■ EXERCISE GOAL
Copy out each line of the material in which the word "this" appears.

■ THE DATA
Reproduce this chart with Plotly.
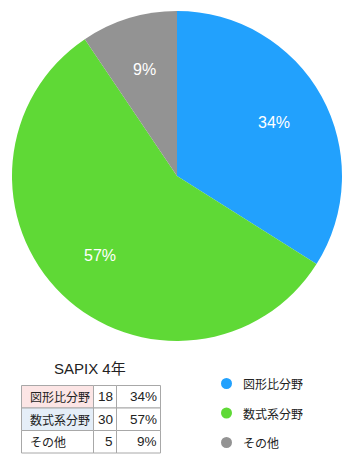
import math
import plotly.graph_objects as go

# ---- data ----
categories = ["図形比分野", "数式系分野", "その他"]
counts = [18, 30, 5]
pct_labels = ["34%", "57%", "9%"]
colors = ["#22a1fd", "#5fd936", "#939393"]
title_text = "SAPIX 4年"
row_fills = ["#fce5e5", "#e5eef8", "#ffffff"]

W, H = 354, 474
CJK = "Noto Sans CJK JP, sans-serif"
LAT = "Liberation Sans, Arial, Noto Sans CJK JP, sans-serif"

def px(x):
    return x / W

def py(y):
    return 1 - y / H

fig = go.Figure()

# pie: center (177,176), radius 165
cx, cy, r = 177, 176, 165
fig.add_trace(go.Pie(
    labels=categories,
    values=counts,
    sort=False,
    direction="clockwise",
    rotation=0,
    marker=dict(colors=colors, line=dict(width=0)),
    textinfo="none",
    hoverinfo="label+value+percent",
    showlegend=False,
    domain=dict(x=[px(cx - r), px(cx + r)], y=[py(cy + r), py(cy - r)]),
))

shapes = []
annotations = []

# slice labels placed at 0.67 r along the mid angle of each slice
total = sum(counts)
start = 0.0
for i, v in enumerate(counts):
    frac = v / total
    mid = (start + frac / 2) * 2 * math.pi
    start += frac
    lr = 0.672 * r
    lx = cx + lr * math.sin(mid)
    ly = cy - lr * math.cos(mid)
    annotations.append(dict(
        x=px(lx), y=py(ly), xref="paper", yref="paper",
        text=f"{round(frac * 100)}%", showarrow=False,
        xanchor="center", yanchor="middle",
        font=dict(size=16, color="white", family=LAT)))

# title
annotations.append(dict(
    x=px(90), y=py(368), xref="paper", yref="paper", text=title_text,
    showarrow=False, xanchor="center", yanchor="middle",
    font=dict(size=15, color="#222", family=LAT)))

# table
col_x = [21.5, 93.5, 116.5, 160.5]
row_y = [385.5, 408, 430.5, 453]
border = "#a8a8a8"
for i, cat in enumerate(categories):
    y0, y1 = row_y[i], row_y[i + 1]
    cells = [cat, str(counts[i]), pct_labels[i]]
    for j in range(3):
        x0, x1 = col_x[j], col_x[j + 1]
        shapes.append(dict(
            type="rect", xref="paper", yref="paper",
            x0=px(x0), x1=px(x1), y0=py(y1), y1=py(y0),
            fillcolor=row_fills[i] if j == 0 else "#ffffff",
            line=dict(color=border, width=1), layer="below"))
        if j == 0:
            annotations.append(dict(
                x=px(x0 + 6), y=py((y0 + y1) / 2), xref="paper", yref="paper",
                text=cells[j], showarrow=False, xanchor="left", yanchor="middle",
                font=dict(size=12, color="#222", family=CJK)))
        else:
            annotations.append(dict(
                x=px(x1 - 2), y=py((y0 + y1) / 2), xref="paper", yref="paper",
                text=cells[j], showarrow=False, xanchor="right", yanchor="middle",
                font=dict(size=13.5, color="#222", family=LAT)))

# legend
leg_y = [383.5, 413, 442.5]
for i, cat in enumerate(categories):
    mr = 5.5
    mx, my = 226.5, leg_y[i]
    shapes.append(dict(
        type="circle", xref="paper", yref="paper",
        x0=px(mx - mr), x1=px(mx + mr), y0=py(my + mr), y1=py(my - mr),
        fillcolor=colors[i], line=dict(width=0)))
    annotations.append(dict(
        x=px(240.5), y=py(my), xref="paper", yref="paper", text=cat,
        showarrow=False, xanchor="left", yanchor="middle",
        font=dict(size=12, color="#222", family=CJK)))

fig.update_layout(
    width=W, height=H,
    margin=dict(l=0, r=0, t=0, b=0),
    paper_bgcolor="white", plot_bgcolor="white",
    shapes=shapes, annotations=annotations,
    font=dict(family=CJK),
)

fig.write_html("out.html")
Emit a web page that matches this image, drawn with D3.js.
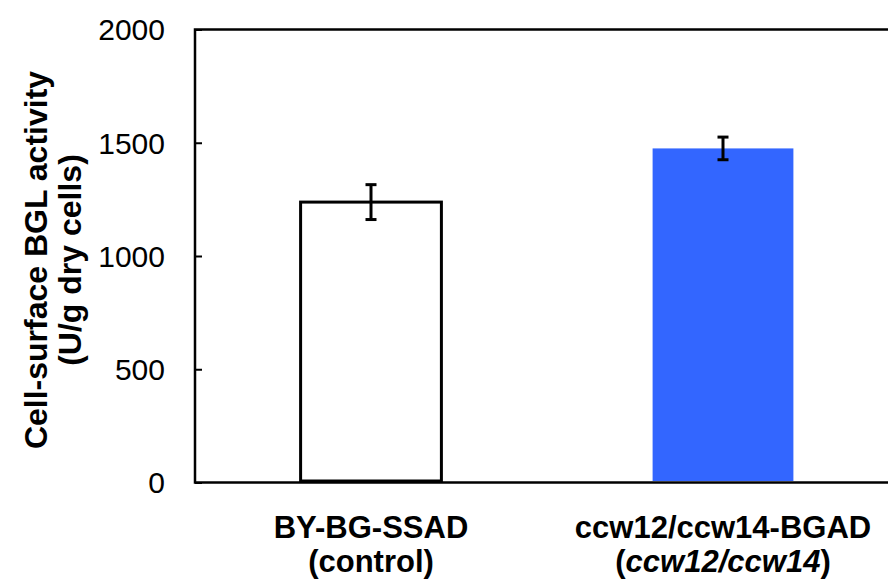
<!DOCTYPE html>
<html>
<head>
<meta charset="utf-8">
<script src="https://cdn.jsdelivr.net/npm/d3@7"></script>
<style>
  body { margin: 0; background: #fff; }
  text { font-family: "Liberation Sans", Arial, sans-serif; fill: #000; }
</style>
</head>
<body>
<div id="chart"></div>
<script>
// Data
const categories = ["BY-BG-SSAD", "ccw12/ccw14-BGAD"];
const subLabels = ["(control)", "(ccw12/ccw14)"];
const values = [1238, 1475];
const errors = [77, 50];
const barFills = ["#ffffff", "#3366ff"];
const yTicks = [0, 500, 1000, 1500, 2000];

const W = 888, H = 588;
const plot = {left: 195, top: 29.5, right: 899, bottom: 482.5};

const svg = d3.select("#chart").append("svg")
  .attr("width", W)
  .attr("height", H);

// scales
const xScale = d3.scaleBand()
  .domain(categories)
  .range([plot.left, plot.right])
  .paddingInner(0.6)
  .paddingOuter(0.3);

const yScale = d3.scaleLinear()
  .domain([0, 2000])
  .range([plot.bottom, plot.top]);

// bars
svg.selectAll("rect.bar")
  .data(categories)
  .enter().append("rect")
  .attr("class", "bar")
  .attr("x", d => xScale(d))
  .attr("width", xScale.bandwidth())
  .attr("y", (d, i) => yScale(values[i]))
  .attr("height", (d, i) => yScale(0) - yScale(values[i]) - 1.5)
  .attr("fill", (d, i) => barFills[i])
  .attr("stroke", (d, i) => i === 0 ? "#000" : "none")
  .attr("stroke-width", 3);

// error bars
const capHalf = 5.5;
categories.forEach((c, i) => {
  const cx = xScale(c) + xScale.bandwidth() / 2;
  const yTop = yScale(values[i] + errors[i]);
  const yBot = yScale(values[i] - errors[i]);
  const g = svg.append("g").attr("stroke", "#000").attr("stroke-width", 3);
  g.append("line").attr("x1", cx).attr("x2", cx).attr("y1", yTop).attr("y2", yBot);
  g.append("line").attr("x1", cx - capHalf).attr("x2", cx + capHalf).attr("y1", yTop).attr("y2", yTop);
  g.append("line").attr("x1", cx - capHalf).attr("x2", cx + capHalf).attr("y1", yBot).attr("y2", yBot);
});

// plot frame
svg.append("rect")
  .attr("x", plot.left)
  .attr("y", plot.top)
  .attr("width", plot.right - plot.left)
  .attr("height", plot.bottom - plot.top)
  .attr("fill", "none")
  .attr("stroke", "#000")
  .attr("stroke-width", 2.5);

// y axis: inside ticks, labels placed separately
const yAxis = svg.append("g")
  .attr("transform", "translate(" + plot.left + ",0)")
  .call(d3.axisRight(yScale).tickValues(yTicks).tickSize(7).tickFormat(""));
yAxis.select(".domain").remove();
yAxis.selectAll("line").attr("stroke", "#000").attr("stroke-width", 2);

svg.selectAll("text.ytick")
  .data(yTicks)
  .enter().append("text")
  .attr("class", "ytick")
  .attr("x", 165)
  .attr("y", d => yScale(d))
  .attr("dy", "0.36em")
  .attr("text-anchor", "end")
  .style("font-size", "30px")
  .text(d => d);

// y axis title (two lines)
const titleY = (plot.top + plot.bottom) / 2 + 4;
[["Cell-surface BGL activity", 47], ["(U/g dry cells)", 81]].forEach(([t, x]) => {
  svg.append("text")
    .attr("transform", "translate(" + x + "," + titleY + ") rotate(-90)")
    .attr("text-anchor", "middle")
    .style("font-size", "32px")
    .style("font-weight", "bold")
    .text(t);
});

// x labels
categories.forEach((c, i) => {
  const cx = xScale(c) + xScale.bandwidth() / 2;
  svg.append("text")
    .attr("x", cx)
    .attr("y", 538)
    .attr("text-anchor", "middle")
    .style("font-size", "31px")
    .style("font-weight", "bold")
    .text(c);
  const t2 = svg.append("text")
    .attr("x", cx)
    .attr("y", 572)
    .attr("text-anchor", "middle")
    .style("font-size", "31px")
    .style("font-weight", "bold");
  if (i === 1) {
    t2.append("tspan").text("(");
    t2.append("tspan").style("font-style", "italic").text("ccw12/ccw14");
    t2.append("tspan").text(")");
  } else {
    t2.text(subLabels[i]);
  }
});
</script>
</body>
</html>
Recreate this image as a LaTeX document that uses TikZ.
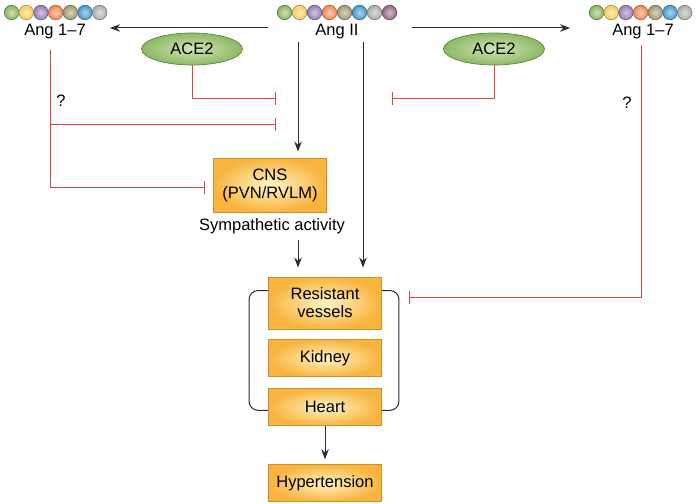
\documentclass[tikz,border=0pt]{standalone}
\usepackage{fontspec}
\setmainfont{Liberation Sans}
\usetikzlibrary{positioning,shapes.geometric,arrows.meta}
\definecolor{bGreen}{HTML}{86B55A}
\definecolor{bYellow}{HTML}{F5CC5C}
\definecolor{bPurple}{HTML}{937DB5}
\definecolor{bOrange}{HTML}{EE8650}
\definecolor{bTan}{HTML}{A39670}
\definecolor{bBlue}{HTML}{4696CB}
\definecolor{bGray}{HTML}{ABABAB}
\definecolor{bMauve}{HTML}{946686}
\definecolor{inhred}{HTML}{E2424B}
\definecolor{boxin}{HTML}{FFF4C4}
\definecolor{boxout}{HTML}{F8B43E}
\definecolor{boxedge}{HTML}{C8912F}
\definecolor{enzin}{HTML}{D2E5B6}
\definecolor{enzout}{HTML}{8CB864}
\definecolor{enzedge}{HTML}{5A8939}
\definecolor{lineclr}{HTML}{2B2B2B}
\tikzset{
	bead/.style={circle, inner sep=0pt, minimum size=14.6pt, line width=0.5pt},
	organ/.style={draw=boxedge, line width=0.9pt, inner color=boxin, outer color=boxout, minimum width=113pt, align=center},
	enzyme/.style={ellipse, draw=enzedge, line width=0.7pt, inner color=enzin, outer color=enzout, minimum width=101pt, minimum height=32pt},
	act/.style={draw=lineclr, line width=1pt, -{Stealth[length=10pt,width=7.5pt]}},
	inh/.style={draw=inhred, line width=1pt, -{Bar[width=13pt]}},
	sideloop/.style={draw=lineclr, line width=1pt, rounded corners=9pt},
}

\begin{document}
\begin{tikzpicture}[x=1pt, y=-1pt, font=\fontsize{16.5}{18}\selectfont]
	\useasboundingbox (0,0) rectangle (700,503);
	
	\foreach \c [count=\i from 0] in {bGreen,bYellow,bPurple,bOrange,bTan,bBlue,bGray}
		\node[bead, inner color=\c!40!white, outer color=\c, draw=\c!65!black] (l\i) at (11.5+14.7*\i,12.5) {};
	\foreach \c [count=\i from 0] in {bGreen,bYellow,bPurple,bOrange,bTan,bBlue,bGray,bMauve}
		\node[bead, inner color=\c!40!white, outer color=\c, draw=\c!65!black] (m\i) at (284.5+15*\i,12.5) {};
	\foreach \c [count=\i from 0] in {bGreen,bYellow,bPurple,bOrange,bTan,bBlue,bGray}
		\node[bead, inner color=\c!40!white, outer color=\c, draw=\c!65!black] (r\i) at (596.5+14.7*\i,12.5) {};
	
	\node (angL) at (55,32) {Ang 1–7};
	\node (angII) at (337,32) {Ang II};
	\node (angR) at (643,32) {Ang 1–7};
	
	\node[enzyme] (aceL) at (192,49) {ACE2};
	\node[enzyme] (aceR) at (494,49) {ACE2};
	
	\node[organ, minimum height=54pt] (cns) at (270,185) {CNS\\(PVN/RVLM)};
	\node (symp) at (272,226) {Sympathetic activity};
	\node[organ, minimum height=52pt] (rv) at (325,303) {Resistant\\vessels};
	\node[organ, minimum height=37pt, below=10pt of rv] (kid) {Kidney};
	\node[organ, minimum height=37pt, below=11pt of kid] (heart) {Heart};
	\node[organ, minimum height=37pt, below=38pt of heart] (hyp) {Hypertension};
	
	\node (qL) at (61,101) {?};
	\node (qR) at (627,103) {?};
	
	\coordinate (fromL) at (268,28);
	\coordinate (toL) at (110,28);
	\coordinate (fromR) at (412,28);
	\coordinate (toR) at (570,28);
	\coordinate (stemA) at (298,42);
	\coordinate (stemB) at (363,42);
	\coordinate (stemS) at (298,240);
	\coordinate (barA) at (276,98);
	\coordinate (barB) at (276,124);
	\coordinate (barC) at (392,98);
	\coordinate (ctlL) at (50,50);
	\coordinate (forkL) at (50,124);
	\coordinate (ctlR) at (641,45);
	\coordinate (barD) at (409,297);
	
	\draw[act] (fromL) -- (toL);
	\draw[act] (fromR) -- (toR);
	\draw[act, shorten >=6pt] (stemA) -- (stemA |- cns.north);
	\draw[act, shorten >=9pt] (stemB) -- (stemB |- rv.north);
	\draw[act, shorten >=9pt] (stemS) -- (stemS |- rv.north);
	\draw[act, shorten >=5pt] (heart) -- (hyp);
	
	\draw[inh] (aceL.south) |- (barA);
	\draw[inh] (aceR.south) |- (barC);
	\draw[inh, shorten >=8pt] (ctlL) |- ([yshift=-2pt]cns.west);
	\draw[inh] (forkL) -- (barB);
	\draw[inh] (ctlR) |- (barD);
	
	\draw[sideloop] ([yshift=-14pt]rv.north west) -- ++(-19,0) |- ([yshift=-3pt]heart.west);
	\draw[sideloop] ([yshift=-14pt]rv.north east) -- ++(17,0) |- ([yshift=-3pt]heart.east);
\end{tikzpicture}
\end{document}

■ EXERCISE SOLUTION
Reproduce this chart with Plotly.
Emit a web page that matches this image, drawn with D3.js.
Recreate this image as a LaTeX document that uses TikZ.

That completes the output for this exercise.